Chewy Popcorn – And Other Popcorn Mistakes
Making popcorn seems to be an easy task until you end up with chewy and rubbery popcorn.
Why is my popcorn chewy? The main reason popcorn turns out chewy is when steam is trapped in the pot while the kernels are popping. You can avoid this when making popcorn by using a well-vented lid or by leaving it slightly open to make a light and crispy popcorn.
In this article, you will learn how to make popcorn that is not chewy and what other popcorn mistakes you should avoid.
Why Is My Popcorn Chewy?
The main reason popcorn turns out chewy is when steam is locked into the pot or popper.
There is already moisture in every kernel. As the kernels heat, that moisture turns into steam, causing them to pop. Later, the steam collects in the pot or the popper.
That can lead to excess moisture in the pot or popper if they are not properly ventilated.
Two other factors yield chewy results:
First, when you wait too long to eat the popcorn, it gets rubbery and chewy. Popcorn is at its best a few minutes after it has been popped. The more you leave popcorn uneaten the more moisture it absorbs from the air.
And second, using too much oil can also be the reason for chewy popcorn. In general, 1 tablespoon of oil for ¼ cup of kernels is a good ratio to keep your popcorn from getting too chewy.
How Do You Make Popcorn That’s Not Chewy?
Letting the steam out when making popcorn is the key step to prevent it from becoming chewy.
Whether you make popcorn on the stovetop in a large pot or a popper, make sure they are well vented to let the steam from the popping kernels out. If the lid of your pot doesn’t have holes or sits too tightly, leave it slightly open.
Once the popping is over and you can count 3 seconds between the pops, turn the heat off and take off the lid. The sooner you let the steam escape, the lighter and crunchier the popcorn will be.
Transfer the popcorn into a large bowl and wait a few minutes to eat it. Do this to let all the moisture evaporate, even though you’ll be dying to dig in.
If you have guests over and want to make sure you are serving them crunchy popcorn, serve it in paper bags. These will absorb the moisture from popcorn.
To improve chewy popcorn, you can try spreading it on a baking sheet and placing it in the oven for a couple of minutes. Keep the heat low to not burn the popped kernels but only make them a little crunchier.
5 Other Popcorn Mistakes to Avoid
If chewy popcorn is not something you struggle with, here are a few other common popcorn mistakes. Unless you are a popcorn pro, you most likely make at least one of them.
1. Not Storing Kernels Properly
What can be worse than chewy popcorn? Popcorn that doesn’t pop at all!
Keep popcorn in a tightly sealed container or bag in the pantry or somewhere cool and dry. Don’t leave the container with popcorn open and don’t store it in the fridge or the freezer either.

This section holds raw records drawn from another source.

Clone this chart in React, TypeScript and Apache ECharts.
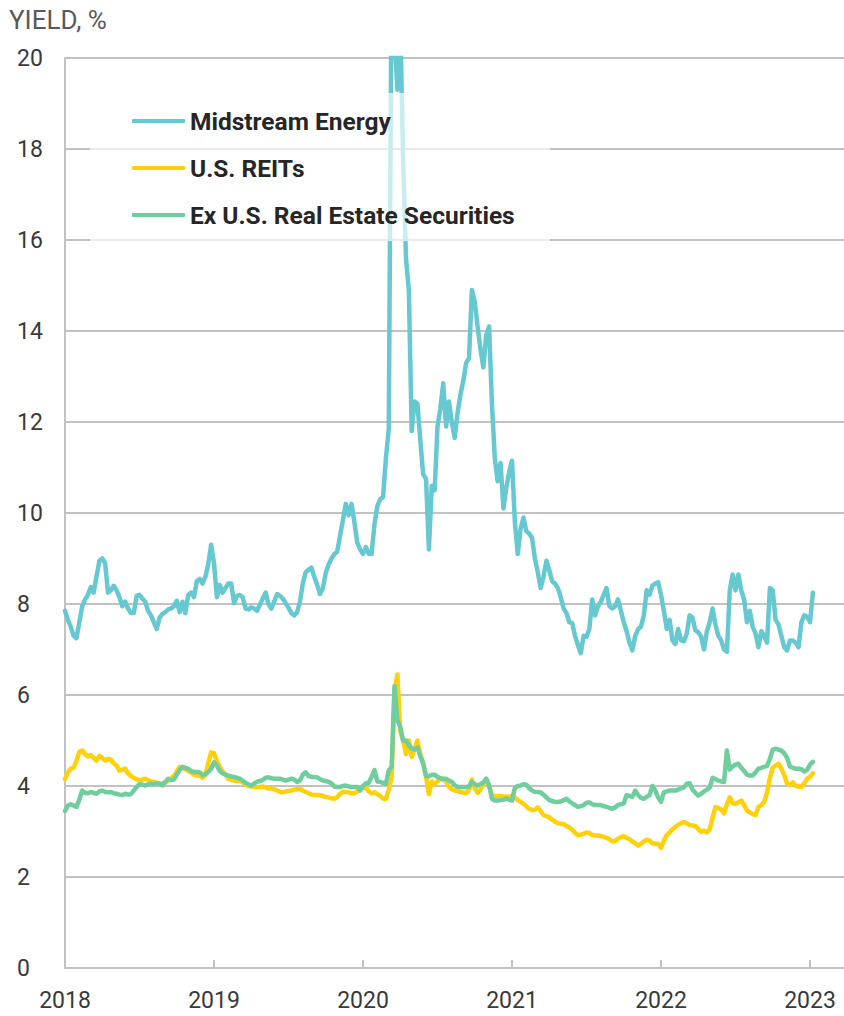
import React, { useEffect, useRef } from 'react';
import * as echarts from 'echarts';

const seriesNames = ['Midstream Energy', 'U.S. REITs', 'Ex U.S. Real Estate Securities'];
const seriesColors = ['#66c8d0', '#ffd10a', '#6fcd9e'];
const yearLabels = [2018, 2019, 2020, 2021, 2022, 2023];
const firstYear = 2018;
const weeksPerYear = 52;

// weekly yields, %, starting first week of January 2018
const midstream = [
  7.85, 7.65, 7.5, 7.3, 7.25, 7.6, 7.95, 8.1, 8.2, 8.37,
  8.25, 8.6, 8.95, 9.0, 8.9, 8.25, 8.3, 8.4, 8.3, 8.15,
  7.95, 8.05, 7.9, 7.8, 7.8, 8.18, 8.2, 8.12, 8.05, 7.85,
  7.75, 7.6, 7.45, 7.7, 7.78, 7.82, 7.88, 7.9, 7.95, 8.07,
  7.82, 8.05, 7.8, 8.2, 8.25, 8.15, 8.5, 8.55, 8.45, 8.6,
  8.88, 9.3, 8.9, 8.15, 8.42, 8.25, 8.35, 8.45, 8.45, 8.02,
  8.18, 8.2, 8.15, 7.9, 7.88, 7.93, 7.9, 7.85, 7.98, 8.12,
  8.25, 8.0, 7.9, 8.05, 8.22, 8.18, 8.12, 8.02, 7.92, 7.8,
  7.75, 7.82, 8.05, 8.45, 8.7, 8.75, 8.8, 8.6, 8.42, 8.22,
  8.35, 8.68, 8.87, 9.0, 9.1, 9.15, 9.5, 9.85, 10.2, 9.95,
  10.2, 9.8, 9.35, 9.2, 9.1, 9.25, 9.1, 9.1, 9.75, 10.15,
  10.3, 10.35, 11.2, 11.85, 22, 20.5, 19.3, 20.8, 17.8, 15.6,
  14.9, 11.8, 12.45, 12.4, 11.6, 10.85, 10.75, 9.2, 10.6, 10.5,
  11.9, 12.3, 12.85, 11.9, 12.45, 12.0, 11.65, 12.2, 12.6, 12.9,
  13.3, 13.4, 14.9, 14.65, 14.1, 13.6, 13.2, 13.9, 14.1, 12.4,
  11.2, 10.7, 11.1, 10.1, 10.55, 10.9, 11.15, 9.8, 9.1, 9.65,
  9.9, 9.6, 9.55, 9.45, 9.0, 8.7, 8.35, 8.6, 8.95, 8.75,
  8.5, 8.45, 8.35, 8.15, 7.9, 7.8, 7.6, 7.58, 7.3, 7.1,
  6.92, 7.3, 7.28, 7.45, 8.1, 7.75, 7.95, 8.05, 8.2, 8.35,
  7.95, 7.9, 7.95, 8.1, 7.85, 7.6, 7.4, 7.15, 6.98, 7.3,
  7.45, 7.5, 7.75, 8.3, 8.2, 8.4, 8.45, 8.48, 8.2, 7.85,
  7.45, 7.65, 7.2, 7.12, 7.45, 7.2, 7.18, 7.35, 7.75, 7.7,
  7.42, 7.38, 7.28, 7.0, 7.4, 7.6, 7.9, 7.55, 7.3, 7.2,
  7.0, 6.95, 8.3, 8.65, 8.3, 8.65, 8.3, 8.1, 7.6, 7.85,
  7.5, 7.35, 7.05, 7.4, 7.3, 7.15, 8.35, 8.3, 7.65, 7.55,
  7.3, 7.05, 6.98, 7.2, 7.2, 7.15, 7.05, 7.6, 7.75, 7.72,
  7.6, 8.25,
];

const usReits = [
  4.15, 4.3, 4.38, 4.4, 4.55, 4.75, 4.78, 4.7, 4.65, 4.68,
  4.62, 4.56, 4.66, 4.62, 4.56, 4.6, 4.58, 4.5, 4.45, 4.34,
  4.36, 4.38, 4.28, 4.22, 4.18, 4.15, 4.12, 4.14, 4.16, 4.13,
  4.1, 4.09, 4.07, 4.05, 4.06, 4.09, 4.12, 4.16, 4.22, 4.32,
  4.42, 4.4, 4.37, 4.33, 4.3, 4.25, 4.23, 4.23, 4.18, 4.25,
  4.5, 4.74, 4.72, 4.55, 4.42, 4.32, 4.25, 4.16, 4.13, 4.12,
  4.11, 4.12, 4.08, 4.03, 4.0, 3.99, 3.98, 3.97, 3.98, 3.99,
  3.97, 3.95, 3.94, 3.93, 3.9, 3.87, 3.86, 3.88, 3.89, 3.9,
  3.92, 3.93, 3.94, 3.9, 3.87, 3.84, 3.81, 3.8, 3.8, 3.8,
  3.78, 3.76, 3.75, 3.73, 3.72, 3.76, 3.83, 3.87, 3.87, 3.86,
  3.84, 3.84, 3.88, 3.95, 3.96, 3.97, 3.88, 3.84, 3.86, 3.82,
  3.78, 3.72, 3.72, 3.92, 4.2, 6.1, 6.45, 5.2, 5.0, 4.7,
  5.0, 4.64, 4.82, 5.0, 4.7, 4.5, 4.2, 3.82, 4.1, 4.05,
  4.1, 4.16, 4.13, 4.1, 3.98, 3.93, 3.9, 3.89, 3.87, 3.85,
  3.84, 3.92, 4.14, 3.95, 3.85, 3.92, 4.05, 4.15, 4.0, 3.8,
  3.77, 3.78, 3.78, 3.76, 3.77, 3.76, 3.78, 3.75, 3.69, 3.65,
  3.61, 3.55, 3.5, 3.47, 3.48, 3.53, 3.45, 3.36, 3.34, 3.31,
  3.26, 3.22, 3.18, 3.17, 3.16, 3.12, 3.09, 3.04, 2.97, 2.92,
  2.93, 2.95, 2.98, 2.97, 2.92, 2.91, 2.91, 2.9, 2.88, 2.86,
  2.83, 2.78, 2.79, 2.84, 2.88, 2.9, 2.86, 2.83, 2.78, 2.74,
  2.69, 2.73, 2.78, 2.82, 2.8, 2.74, 2.73, 2.73, 2.64, 2.8,
  2.92, 2.98, 3.05, 3.1, 3.15, 3.18, 3.21, 3.18, 3.14, 3.13,
  3.12, 3.05, 2.99, 3.02, 2.98, 3.05, 3.3, 3.54, 3.52, 3.48,
  3.4, 3.6, 3.75, 3.62, 3.61, 3.64, 3.68, 3.58, 3.46, 3.42,
  3.38, 3.36, 3.54, 3.58, 3.65, 3.85, 4.18, 4.4, 4.45, 4.49,
  4.38, 4.24, 4.05, 4.02, 4.08, 4.0, 3.99, 3.98, 4.06, 4.16,
  4.2, 4.28,
];

const exUsRealEstate = [
  3.45, 3.57, 3.6, 3.57, 3.54, 3.7, 3.9, 3.85, 3.84, 3.87,
  3.85, 3.83, 3.88, 3.9, 3.87, 3.86, 3.87, 3.84, 3.83, 3.81,
  3.8, 3.83, 3.81, 3.82, 3.9, 3.98, 4.04, 4.03, 4.01, 4.04,
  4.05, 4.04, 4.06, 4.05, 4.01, 4.08, 4.16, 4.13, 4.14, 4.25,
  4.35, 4.42, 4.4, 4.38, 4.33, 4.31, 4.31, 4.3, 4.24, 4.26,
  4.31, 4.38, 4.52, 4.45, 4.33, 4.28, 4.25, 4.23, 4.21, 4.2,
  4.18, 4.16, 4.12, 4.07, 4.04, 4.01, 4.05, 4.09, 4.11, 4.13,
  4.18, 4.19, 4.17, 4.16, 4.16, 4.16, 4.14, 4.12, 4.14, 4.16,
  4.14, 4.09, 4.12, 4.25, 4.3, 4.22, 4.2, 4.2, 4.19, 4.15,
  4.12, 4.11, 4.09, 4.06, 3.99, 3.98, 3.98, 4.0, 4.01, 3.99,
  3.98, 3.98, 3.98, 3.9, 4.0, 4.06, 4.07, 4.2, 4.35, 4.1,
  4.09, 4.07, 4.05, 4.34, 4.42, 6.2, 5.45, 5.3, 5.0, 5.0,
  4.9, 4.82, 4.8, 4.85, 4.65, 4.5, 4.22, 4.21, 4.25, 4.25,
  4.2, 4.17, 4.16, 4.16, 4.12, 4.09, 4.02, 3.98, 3.98, 3.98,
  3.98, 3.99, 4.09, 4.04, 4.01, 4.04, 4.08, 4.16, 4.02, 3.72,
  3.68, 3.68, 3.69, 3.7, 3.72, 3.7, 3.68, 3.96, 4.0, 4.01,
  4.04, 4.03, 3.95, 3.9, 3.87, 3.87, 3.86, 3.81, 3.75, 3.69,
  3.67, 3.65, 3.65, 3.66, 3.69, 3.72, 3.66, 3.62, 3.58, 3.54,
  3.56, 3.58, 3.63, 3.64, 3.6, 3.58, 3.58, 3.58, 3.56, 3.54,
  3.52, 3.5, 3.53, 3.58, 3.6, 3.62, 3.8, 3.78, 3.76, 3.9,
  3.8, 3.74, 3.72, 3.76, 3.8, 4.0, 3.9, 3.75, 3.65, 3.86,
  3.88, 3.9, 3.9, 3.9, 3.92, 3.95, 3.97, 4.05, 4.06, 3.92,
  3.85, 3.79, 3.83, 3.88, 3.92, 3.97, 4.18, 4.15, 4.12, 4.1,
  4.09, 4.78, 4.36, 4.43, 4.47, 4.49, 4.4, 4.33, 4.25, 4.23,
  4.23, 4.3, 4.38, 4.4, 4.42, 4.44, 4.6, 4.8, 4.82, 4.8,
  4.78, 4.72, 4.62, 4.43, 4.4, 4.38, 4.38, 4.37, 4.32, 4.35,
  4.47, 4.53,
];

const allSeries = [midstream, usReits, exUsRealEstate];

const font = "Roboto, 'Liberation Sans', sans-serif";

const toPairs = (vals: number[]) => vals.map((v, i) => [firstYear + i / weeksPerYear, v]);

export default function App() {
  const ref = useRef<HTMLDivElement>(null);

  useEffect(() => {
    if (!ref.current) return;
    const chart = echarts.init(ref.current, null, { renderer: 'svg' });
    const gridColor = '#c2c2c2';
    const option: any = {
      animation: false,
      backgroundColor: '#ffffff',
      title: {
        text: 'YIELD, %',
        left: 9,
        top: 7,
        padding: 0,
        textStyle: { fontFamily: font, fontSize: 26, fontWeight: 'normal', color: '#595959' },
      },
      grid: { left: 65, right: 0, top: 58, bottom: 48, containLabel: false },
      legend: {
        orient: 'vertical',
        left: 132,
        top: 108,
        padding: 0,
        icon: 'roundRect',
        itemWidth: 53,
        itemHeight: 4,
        itemGap: 21,
        data: seriesNames,
        textStyle: {
          fontFamily: font,
          fontSize: 24.5,
          lineHeight: 26,
          fontWeight: 'bold',
          color: '#262626',
        },
        z: 20,
      },
      graphic: [
        {
          type: 'rect',
          z: 10,
          shape: { x: 90, y: 93, width: 460, height: 148 },
          style: { fill: 'rgba(255,255,255,0.65)' },
        },
      ],
      xAxis: {
        type: 'value',
        min: firstYear,
        max: firstYear + 779 / 149,
        axisLine: { show: true, lineStyle: { color: gridColor, width: 2 } },
        axisTick: {
          show: true,
          inside: true,
          length: 8,
          customValues: yearLabels.slice(1),
          lineStyle: { color: gridColor, width: 2 },
        },
        axisLabel: {
          customValues: yearLabels,
          formatter: (v: number) => String(Math.round(v)),
          fontFamily: font,
          fontSize: 23,
          color: '#3a3a3a',
          margin: 21,
        },
        splitLine: { show: false },
      },
      yAxis: {
        type: 'value',
        min: 0,
        max: 20,
        interval: 2,
        axisLine: { show: true, lineStyle: { color: gridColor, width: 2 } },
        axisTick: { show: false },
        splitLine: { show: true, lineStyle: { color: gridColor, width: 2 } },
        axisLabel: {
          align: 'left',
          margin: 48,
          fontFamily: font,
          fontSize: 23,
          color: '#3a3a3a',
        },
      },
      series: allSeries.map((vals, k) => ({
        name: seriesNames[k],
        type: 'line',
        data: toPairs(vals),
        symbol: 'none',
        showSymbol: false,
        clip: true,
        color: seriesColors[k],
        lineStyle: { width: 4.5, color: seriesColors[k], cap: 'round', join: 'round' },
        z: 2 + k,
      })),
    };
    chart.setOption(option);
    return () => chart.dispose();
  }, []);

  return (
    <div
      ref={ref}
      style={{ position: 'absolute', left: 0, top: 0, width: 844, height: 1016 }}
    />
  );
}
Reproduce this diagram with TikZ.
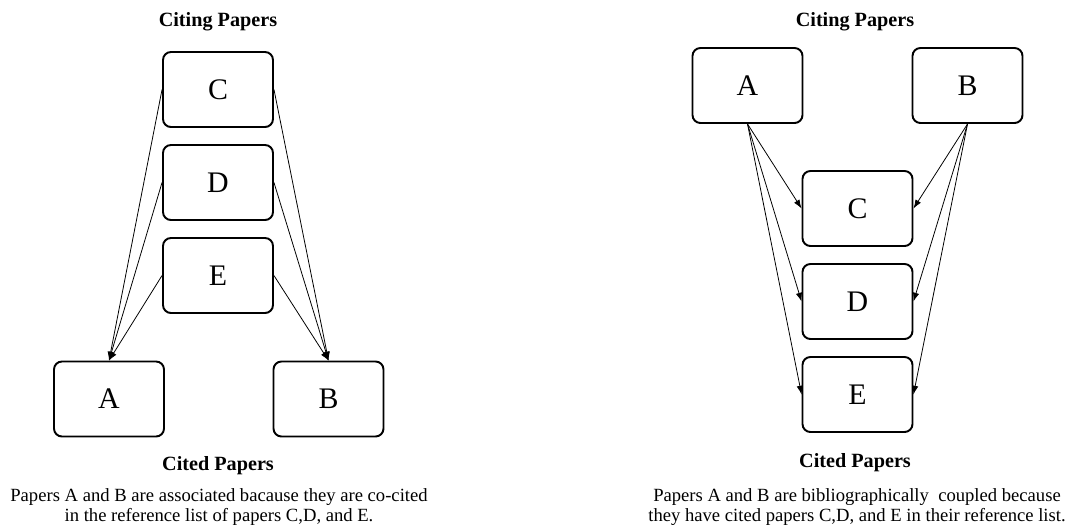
\documentclass[tikz,border=0pt]{standalone}
\usepackage{fontspec}
\setmainfont{Liberation Serif}
\usetikzlibrary{positioning, arrows.meta}

\begin{document}
\begin{tikzpicture}[
  x=0.02cm, y=-0.02cm,
  paper/.style={
    draw=black, rectangle, rounded corners=4.5pt,
    minimum width=2.2cm, minimum height=1.5cm,
    line width=1.1pt, fill=white, inner sep=0pt,
    font=\fontsize{17}{20}\selectfont
  },
  head/.style={font=\bfseries\fontsize{11.5}{13}\selectfont},
  note/.style={align=center, font=\fontsize{10.6}{11.6}\selectfont},
  arr/.style={draw, -{Latex[length=5pt, width=3.6pt]}, line width=0.45pt},
]

\useasboundingbox (0,0) rectangle (1067,529);

%% ====================================================================
%%  LEFT: CO-CITATION
%% ====================================================================
\node[head] (lCiting) at (218, 22) {Citing\ Papers};

\node[paper] (lC) at (218, 89.5)  {C};
\node[paper] (lD) at (218, 182.5) {D};
\node[paper] (lE) at (218, 275.5) {E};

\node[paper] (lA) at (109, 399)   {A};
\node[paper] (lB) at (328.5, 399) {B};

\node[head] (lCited) at (218, 466) {Cited\ Papers};
\node[note] (lNote) at (219, 507)
  {Papers A and B are associated bacause they are co-cited\\
   in the reference list of papers C,D, and E.};

\foreach \p in {lC, lD, lE} {
  \draw[arr] (\p.west) -- (lA.north);
  \draw[arr] (\p.east) -- (lB.north);
}

%% ====================================================================
%%  RIGHT: BIBLIOGRAPHIC COUPLING
%% ====================================================================
\node[head] (rCiting) at (855, 22) {Citing\ Papers};

\node[paper] (rA) at (747.5, 85.5) {A};
\node[paper] (rB) at (967.5, 85.5) {B};

\node[paper] (rC) at (857.5, 208.5) {C};
\node[paper] (rD) at (857.5, 301.5) {D};
\node[paper] (rE) at (857.5, 394.5) {E};

\node[head] (rCited) at (855, 463) {Cited\ Papers};
\node[note] (rNote) at (857, 507)
  {Papers A and B are bibliographically\ \ coupled because\\
   they have cited papers C,D, and E in their reference list.};

\foreach \p in {rC, rD, rE} {
  \draw[arr] (rA.south) -- (\p.west);
  \draw[arr] (rB.south) -- (\p.east);
}

\end{tikzpicture}
\end{document}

Storing unpopped popcorn properly preserves the moisture level in the kernels and ensures that they pop.
2. Putting Too Many Kernels in the Pan
If you put too many kernels in the pan, you are risking burning at least half of them. While you wait for some of the kernels to pop, the ones that are already done will burn.
A quarter cup of kernels will make around two bowls of popcorn. Thus, there is no need to use a lot anyway.
3. Not Heating the Pan Before Adding Kernels
The pan should be well heated before you add the kernels. Additionally, you should turn the heat down to allow the kernels to heat evenly. With high heat, you will only burn one side of the kernels.
Additionally, shake the pan frequently to make sure all kernels heat and pop.
4. Salting the Popcorn Too Early
Certain culinary sources suggest pre-salting popcorn. Many others, however, have proven that salting the kernels while they are still popping makes the popcorn tough.
Add salt and other spices once the popcorn is ready and out of the pot.
5. Using the Wrong Oil
It is not just any and every oil that you can use for popcorn.
Firstly, use a neutral-flavored oil or oil the flavor of which will pair nicely with the popcorn. Neutral-flavored vegetable oils are a good choice.
Secondly, make sure the oil you are using has a high smoke point.
Lastly, pick an oil that is thin enough to evenly coat the kernels when heated but thick and firm when the popcorn has cooled down. This will prevent the popcorn from becoming oily and slippery. In this respect, coconut oil is the best.